Durante días, imaginé aquel encuentro con entusiasmo: abrazos cariñosos y una efusiva charla en la que compartiríamos narrativas de las experiencias de vida de nuestros parientes y amigos en común, mientras las preguntas fluían de manera natural. Todo aquello eran solo imágenes en las que fantaseaba con mucho anhelo. Sin embargo, cuando finalmente nos vimos cara a cara, fue un momento efímero y frío. Con un saludo más o menos murmurado, continuó su camino sin mirar atrás, incluso cuando intenté captar su atención con mi voz temblorosa e indecisa.

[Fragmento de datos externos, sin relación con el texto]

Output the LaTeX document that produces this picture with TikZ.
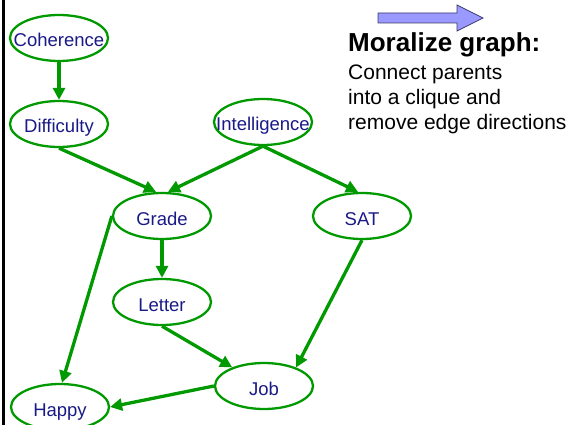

Cada uno de sus pasos desvanecía mi entusiasmo y hacía olvidar el propósito de aquel encuentro. Mi corazón se aceleraba, debatiéndome si seguir persiguiendo su atención o no. Con voz baja y quebrantada, solicité que me atendiera, dio media vuelta, tomó mi celular y habló animadamente con su querida prima y amiga. Su rostro cambió al instante, mostrando una sonrisa seguida de una carcajada. Mientras tanto, yo quedé en un sofá, sintiéndome relegada.
Después de ese momento, su rostro volvió a ser serio, sin mostrar ninguna muestra de afecto. Su cordialidad y esmero fueron limitados, manteniendo una mirada fija e imponente. No parecía interesado en profundizar en el tema ni en avivar esperanzas. Su desinterés y trivialidad eran evidentes; solo quería poner fin a la situación y no comprometerse con nada.
Así transcurrió todo, fugaz y frío como una estrella en las noches decembrinas. La ilusión que había construido previamente se desvaneció en un encuentro que no cumplió mis expectativas, dejándome una sensación de desilusión y desencanto.